**What to produce:**
Please reproduce exactly the lines between the line holding "Clone this chart in D3.js." and the line holding "var y = d3.scaleLinear().domain([0, 100]).range([height, 0])", inclusive, leaving out any pictures.

**Items from a data source:**
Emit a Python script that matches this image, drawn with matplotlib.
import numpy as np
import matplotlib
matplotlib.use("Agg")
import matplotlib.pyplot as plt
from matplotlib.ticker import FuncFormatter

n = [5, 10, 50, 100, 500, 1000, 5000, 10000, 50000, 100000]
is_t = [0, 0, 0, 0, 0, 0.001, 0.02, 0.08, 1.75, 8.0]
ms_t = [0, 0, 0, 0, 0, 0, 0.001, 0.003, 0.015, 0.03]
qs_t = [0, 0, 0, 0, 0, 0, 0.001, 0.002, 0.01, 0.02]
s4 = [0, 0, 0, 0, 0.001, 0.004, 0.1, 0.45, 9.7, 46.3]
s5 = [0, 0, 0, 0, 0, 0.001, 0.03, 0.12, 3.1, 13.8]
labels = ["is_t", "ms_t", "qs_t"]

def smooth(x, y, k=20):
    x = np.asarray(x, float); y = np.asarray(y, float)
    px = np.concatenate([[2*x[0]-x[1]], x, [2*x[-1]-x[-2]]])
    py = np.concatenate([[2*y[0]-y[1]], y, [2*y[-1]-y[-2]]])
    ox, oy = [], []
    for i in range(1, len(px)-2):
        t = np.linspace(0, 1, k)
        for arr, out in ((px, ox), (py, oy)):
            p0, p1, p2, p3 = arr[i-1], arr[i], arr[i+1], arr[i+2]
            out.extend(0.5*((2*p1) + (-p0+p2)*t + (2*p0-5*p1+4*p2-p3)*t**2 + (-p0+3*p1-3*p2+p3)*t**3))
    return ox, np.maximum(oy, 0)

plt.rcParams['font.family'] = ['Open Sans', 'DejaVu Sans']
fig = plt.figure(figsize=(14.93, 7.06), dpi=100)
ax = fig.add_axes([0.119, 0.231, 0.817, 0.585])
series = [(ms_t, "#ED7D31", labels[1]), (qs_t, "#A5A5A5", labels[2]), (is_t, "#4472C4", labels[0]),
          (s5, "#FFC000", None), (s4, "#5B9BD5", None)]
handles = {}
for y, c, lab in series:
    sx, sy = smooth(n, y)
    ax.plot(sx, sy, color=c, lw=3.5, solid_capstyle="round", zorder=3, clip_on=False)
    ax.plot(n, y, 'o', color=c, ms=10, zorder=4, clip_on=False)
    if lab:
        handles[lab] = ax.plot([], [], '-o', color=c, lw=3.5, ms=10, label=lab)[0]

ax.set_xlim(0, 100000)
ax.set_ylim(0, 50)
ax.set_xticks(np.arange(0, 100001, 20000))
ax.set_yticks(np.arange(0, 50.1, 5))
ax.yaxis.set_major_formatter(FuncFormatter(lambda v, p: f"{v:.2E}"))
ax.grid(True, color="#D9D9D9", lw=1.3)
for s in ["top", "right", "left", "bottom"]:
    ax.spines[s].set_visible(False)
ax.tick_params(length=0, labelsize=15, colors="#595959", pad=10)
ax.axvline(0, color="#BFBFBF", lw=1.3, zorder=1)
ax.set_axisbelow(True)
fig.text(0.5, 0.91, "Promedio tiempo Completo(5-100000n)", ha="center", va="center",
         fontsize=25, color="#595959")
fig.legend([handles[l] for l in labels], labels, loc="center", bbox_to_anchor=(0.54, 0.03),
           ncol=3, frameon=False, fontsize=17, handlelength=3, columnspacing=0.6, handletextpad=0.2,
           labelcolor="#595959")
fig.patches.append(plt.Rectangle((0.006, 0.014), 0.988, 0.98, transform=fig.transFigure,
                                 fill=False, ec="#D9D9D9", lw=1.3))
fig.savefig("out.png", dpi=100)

...

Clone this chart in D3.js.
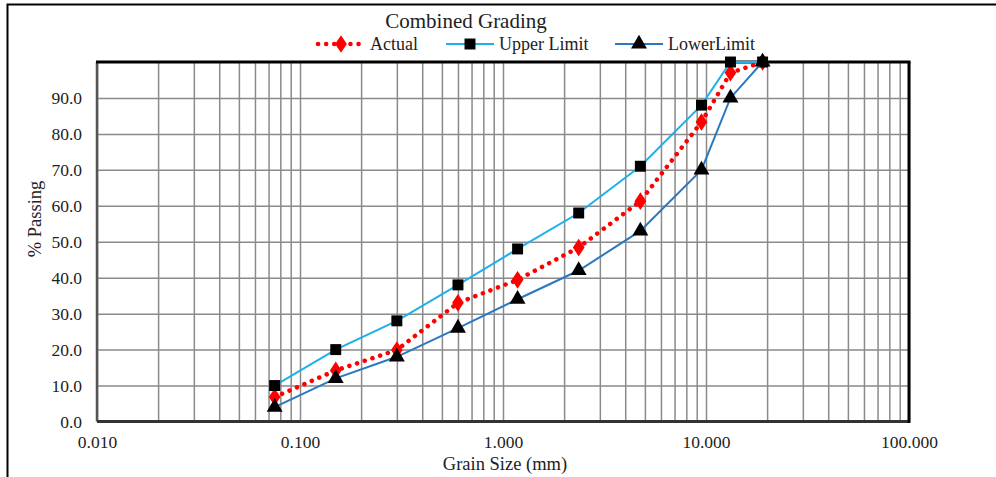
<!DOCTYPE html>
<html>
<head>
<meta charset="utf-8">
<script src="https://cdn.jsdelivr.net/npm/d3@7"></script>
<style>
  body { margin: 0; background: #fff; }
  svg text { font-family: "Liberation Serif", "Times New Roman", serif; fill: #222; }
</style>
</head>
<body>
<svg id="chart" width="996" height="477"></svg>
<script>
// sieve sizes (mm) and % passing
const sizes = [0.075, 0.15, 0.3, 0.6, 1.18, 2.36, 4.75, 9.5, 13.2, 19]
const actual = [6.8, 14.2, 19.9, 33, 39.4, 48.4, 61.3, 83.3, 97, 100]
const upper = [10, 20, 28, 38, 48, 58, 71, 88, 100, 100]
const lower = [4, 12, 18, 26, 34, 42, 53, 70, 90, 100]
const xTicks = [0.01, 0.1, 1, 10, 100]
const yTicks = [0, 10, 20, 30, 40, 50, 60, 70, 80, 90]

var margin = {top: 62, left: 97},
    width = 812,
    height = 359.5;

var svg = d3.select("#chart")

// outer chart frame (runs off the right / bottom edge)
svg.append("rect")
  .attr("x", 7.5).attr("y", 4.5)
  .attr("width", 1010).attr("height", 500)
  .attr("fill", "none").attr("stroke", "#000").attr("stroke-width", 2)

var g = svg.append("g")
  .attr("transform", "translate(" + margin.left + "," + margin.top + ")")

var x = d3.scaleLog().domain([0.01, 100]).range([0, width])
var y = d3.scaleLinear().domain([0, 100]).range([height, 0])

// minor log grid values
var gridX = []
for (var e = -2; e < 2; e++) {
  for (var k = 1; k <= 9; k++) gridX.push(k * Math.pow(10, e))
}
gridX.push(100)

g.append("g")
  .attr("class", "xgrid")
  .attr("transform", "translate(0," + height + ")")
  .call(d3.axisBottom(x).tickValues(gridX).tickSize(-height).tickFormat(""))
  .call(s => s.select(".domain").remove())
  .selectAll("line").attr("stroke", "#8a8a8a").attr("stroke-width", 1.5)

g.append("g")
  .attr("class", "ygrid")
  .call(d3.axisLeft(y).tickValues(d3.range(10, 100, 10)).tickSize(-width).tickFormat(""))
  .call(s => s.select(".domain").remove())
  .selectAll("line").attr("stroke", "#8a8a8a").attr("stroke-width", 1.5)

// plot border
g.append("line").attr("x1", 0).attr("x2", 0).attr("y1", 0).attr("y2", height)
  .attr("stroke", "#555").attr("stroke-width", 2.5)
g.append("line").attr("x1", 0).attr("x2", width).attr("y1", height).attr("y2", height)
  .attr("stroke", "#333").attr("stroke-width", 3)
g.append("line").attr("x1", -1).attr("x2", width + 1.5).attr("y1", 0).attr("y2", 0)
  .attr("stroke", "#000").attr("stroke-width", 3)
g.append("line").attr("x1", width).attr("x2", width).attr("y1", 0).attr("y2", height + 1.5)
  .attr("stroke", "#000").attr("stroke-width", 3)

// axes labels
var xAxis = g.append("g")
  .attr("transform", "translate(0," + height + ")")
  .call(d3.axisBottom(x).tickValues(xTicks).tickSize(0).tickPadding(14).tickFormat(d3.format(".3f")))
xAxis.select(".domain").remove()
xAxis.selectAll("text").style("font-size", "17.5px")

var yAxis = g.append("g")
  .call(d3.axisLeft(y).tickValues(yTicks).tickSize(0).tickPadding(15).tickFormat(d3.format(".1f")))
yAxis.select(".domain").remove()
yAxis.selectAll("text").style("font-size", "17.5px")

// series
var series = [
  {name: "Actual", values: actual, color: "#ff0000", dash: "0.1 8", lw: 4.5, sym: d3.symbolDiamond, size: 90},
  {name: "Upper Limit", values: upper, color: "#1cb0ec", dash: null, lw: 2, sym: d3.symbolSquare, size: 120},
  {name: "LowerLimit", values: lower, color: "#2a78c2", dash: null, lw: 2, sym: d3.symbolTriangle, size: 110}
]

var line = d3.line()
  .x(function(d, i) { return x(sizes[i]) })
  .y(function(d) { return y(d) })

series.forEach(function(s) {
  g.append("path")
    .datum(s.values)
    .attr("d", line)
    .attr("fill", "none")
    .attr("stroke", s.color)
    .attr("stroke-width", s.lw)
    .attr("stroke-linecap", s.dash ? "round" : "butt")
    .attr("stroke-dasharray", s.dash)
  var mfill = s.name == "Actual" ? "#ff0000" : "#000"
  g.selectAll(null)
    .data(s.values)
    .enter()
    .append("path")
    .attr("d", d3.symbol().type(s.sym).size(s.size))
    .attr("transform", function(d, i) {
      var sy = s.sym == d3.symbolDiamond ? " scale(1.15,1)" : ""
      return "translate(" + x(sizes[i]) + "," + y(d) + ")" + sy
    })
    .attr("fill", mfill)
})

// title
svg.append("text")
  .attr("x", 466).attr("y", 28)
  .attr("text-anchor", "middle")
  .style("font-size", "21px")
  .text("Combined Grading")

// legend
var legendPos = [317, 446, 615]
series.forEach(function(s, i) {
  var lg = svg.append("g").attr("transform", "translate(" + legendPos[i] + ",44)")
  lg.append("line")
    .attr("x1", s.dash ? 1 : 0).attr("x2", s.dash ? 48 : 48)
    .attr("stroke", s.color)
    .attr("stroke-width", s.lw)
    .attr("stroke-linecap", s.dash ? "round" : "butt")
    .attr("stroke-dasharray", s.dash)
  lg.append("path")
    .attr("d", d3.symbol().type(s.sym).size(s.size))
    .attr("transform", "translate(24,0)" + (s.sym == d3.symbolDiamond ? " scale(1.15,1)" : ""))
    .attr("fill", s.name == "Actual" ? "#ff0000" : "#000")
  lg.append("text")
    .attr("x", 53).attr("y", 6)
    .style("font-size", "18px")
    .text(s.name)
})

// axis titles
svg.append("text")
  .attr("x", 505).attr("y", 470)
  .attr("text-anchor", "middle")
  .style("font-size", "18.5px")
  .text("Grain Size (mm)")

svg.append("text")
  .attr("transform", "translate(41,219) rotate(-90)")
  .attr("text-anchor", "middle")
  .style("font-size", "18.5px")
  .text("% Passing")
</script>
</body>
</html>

---

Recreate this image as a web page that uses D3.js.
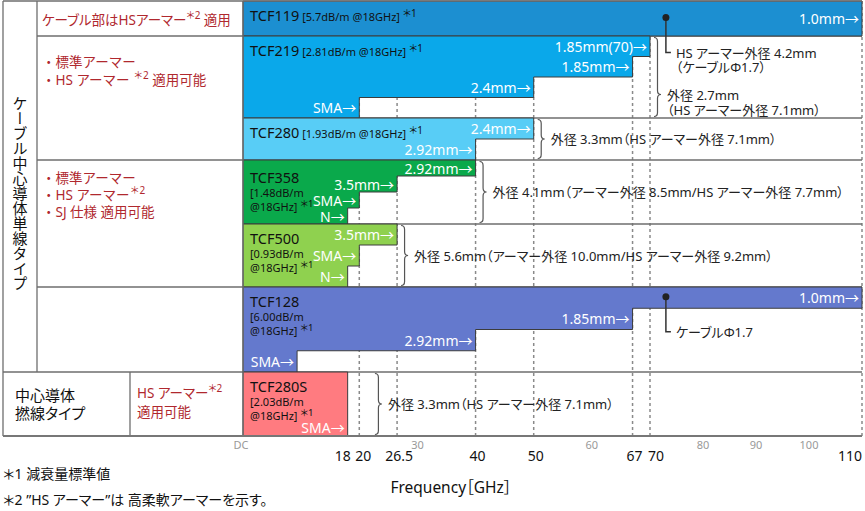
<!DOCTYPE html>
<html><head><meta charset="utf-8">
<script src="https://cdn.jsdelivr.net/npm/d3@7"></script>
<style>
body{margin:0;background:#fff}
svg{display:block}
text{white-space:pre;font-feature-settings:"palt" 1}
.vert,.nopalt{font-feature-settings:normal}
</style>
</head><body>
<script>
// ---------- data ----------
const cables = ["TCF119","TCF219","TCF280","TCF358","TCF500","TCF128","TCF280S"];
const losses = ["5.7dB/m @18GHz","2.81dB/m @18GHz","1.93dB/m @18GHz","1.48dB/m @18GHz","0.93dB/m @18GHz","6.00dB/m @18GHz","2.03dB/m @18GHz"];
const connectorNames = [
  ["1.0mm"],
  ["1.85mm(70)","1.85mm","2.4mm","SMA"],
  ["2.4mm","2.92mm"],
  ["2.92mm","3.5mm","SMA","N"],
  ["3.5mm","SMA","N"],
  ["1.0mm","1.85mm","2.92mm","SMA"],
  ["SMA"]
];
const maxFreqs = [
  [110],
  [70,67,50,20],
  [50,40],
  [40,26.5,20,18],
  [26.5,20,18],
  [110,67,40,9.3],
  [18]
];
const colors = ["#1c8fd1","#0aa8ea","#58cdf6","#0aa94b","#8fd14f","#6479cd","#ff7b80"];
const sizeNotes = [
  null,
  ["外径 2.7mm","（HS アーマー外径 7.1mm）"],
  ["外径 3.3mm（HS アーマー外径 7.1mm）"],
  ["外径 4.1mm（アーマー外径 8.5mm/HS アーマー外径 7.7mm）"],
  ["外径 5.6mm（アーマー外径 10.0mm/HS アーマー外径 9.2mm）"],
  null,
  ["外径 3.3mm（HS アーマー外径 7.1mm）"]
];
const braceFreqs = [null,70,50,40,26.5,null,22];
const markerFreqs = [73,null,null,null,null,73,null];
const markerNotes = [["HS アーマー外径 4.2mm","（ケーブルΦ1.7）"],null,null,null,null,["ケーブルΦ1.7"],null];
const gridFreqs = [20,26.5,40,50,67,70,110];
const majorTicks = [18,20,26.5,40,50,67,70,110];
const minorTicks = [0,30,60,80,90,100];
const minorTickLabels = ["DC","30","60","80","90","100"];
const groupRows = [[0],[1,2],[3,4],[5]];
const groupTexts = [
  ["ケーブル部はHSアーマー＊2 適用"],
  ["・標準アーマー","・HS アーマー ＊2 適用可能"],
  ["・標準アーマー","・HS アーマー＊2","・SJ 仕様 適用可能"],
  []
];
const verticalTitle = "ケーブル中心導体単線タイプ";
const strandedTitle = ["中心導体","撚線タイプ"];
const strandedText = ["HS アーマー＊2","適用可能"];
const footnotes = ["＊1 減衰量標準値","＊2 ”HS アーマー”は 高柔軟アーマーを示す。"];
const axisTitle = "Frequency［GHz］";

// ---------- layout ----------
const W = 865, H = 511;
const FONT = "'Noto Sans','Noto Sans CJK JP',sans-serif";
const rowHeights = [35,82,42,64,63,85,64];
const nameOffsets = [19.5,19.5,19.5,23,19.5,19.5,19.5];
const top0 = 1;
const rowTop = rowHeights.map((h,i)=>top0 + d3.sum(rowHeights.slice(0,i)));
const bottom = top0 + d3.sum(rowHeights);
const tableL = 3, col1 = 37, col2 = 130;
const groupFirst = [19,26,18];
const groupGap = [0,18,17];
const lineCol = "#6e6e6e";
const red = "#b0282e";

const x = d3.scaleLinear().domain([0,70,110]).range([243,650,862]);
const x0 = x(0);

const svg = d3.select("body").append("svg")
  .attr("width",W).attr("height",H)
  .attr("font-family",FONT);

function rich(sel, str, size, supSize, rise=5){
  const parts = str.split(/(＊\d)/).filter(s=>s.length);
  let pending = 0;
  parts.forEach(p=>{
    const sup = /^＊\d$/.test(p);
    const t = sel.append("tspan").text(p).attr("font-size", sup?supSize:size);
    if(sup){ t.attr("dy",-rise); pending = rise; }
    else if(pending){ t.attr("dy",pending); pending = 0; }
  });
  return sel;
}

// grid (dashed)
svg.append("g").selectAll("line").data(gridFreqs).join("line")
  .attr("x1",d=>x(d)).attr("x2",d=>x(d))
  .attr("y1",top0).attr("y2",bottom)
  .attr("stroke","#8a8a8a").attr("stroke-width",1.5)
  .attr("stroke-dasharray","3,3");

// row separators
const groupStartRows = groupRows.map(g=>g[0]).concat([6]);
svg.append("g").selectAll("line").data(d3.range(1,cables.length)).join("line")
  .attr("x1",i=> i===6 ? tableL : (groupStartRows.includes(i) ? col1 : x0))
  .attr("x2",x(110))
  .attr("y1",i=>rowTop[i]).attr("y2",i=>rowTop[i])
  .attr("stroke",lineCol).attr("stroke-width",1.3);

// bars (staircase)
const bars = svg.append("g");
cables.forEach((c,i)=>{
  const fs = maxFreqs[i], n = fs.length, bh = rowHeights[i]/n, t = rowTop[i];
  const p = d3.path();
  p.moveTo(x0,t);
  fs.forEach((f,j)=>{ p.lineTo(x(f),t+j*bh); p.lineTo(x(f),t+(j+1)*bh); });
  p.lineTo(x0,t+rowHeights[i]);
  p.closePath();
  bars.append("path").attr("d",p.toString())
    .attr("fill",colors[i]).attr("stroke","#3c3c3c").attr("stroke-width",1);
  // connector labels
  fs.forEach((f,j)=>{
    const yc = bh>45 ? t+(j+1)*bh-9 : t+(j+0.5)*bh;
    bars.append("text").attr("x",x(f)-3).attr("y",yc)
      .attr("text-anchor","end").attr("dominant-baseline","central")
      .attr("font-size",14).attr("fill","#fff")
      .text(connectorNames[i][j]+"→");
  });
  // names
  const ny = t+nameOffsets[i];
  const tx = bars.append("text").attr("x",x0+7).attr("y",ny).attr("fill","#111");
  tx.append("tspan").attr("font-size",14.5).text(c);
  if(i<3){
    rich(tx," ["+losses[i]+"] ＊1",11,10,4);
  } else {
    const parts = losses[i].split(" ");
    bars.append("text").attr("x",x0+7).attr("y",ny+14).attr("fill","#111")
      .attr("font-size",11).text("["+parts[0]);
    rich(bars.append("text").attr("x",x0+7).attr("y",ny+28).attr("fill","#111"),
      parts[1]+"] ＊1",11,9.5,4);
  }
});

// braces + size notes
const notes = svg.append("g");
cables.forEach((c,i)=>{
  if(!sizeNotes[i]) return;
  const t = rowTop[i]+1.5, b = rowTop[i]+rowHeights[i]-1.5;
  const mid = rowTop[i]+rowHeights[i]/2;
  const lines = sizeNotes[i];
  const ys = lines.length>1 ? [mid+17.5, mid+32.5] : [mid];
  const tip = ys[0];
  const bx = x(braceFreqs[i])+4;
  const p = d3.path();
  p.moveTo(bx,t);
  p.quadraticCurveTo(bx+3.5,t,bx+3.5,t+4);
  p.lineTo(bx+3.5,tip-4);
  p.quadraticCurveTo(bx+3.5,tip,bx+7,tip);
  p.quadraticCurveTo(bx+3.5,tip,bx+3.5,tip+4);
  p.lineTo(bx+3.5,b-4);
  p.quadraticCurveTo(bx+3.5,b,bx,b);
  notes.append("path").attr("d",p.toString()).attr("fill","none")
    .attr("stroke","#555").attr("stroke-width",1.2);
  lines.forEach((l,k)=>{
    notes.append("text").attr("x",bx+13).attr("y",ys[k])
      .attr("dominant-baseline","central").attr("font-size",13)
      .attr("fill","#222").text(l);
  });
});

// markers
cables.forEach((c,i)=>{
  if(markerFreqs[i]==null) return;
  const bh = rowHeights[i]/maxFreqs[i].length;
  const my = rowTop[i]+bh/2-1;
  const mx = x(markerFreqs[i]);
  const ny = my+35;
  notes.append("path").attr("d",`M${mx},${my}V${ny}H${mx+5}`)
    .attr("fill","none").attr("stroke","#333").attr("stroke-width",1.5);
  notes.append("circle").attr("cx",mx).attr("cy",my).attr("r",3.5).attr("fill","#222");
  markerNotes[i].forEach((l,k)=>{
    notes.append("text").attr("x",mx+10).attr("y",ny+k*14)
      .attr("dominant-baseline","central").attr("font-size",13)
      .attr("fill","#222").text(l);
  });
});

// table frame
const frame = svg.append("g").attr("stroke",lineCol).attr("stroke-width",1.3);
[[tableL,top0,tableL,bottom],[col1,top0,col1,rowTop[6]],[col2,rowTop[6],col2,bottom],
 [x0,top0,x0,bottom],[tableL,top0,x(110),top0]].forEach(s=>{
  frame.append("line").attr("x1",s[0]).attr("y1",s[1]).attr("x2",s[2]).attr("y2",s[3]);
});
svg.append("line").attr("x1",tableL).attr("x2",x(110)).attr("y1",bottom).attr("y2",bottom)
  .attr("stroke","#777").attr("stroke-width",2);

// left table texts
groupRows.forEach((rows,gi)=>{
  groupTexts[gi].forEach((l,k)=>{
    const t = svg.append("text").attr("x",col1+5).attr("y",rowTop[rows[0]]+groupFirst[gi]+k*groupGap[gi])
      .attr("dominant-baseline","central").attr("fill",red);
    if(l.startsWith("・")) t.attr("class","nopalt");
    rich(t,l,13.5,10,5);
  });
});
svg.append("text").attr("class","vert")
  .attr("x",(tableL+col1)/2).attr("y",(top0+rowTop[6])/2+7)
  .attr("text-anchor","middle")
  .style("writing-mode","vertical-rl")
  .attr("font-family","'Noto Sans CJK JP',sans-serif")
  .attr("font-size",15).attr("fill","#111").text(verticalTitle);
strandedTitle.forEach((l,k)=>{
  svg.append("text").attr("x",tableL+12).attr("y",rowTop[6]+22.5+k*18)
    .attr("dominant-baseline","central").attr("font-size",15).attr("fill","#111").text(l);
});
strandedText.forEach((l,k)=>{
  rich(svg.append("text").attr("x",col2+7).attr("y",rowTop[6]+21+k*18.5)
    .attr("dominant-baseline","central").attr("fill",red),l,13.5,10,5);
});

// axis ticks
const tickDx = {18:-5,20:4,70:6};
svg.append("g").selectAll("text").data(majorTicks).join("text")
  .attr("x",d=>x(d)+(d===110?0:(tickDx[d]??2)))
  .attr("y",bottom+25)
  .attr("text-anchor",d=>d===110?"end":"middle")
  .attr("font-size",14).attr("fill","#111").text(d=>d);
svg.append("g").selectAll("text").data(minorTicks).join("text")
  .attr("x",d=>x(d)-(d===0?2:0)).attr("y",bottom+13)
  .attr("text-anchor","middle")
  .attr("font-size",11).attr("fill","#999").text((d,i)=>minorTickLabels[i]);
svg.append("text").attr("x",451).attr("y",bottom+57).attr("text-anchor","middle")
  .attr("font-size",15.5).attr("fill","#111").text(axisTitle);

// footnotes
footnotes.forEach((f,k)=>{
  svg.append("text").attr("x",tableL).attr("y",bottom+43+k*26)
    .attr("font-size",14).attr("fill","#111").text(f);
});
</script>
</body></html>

**Answer for this exercise:**
Clone this chart in D3.js.
<!DOCTYPE html>
<html>
<head>
<meta charset="utf-8">
<script src="https://cdn.jsdelivr.net/npm/d3@7"></script>
<style>
  body { margin: 0; background: #fff; }
  svg text { font-family: "Liberation Serif", "Times New Roman", serif; fill: #222; }
</style>
</head>
<body>
<svg id="chart" width="996" height="477"></svg>
<script>
// sieve sizes (mm) and % passing
const sizes = [0.075, 0.15, 0.3, 0.6, 1.18, 2.36, 4.75, 9.5, 13.2, 19]
const actual = [6.8, 14.2, 19.9, 33, 39.4, 48.4, 61.3, 83.3, 97, 100]
const upper = [10, 20, 28, 38, 48, 58, 71, 88, 100, 100]
const lower = [4, 12, 18, 26, 34, 42, 53, 70, 90, 100]
const xTicks = [0.01, 0.1, 1, 10, 100]
const yTicks = [0, 10, 20, 30, 40, 50, 60, 70, 80, 90]

var margin = {top: 62, left: 97},
    width = 812,
    height = 359.5;

var svg = d3.select("#chart")

// outer chart frame (runs off the right / bottom edge)
svg.append("rect")
  .attr("x", 7.5).attr("y", 4.5)
  .attr("width", 1010).attr("height", 500)
  .attr("fill", "none").attr("stroke", "#000").attr("stroke-width", 2)

var g = svg.append("g")
  .attr("transform", "translate(" + margin.left + "," + margin.top + ")")

var x = d3.scaleLog().domain([0.01, 100]).range([0, width])
var y = d3.scaleLinear().domain([0, 100]).range([height, 0])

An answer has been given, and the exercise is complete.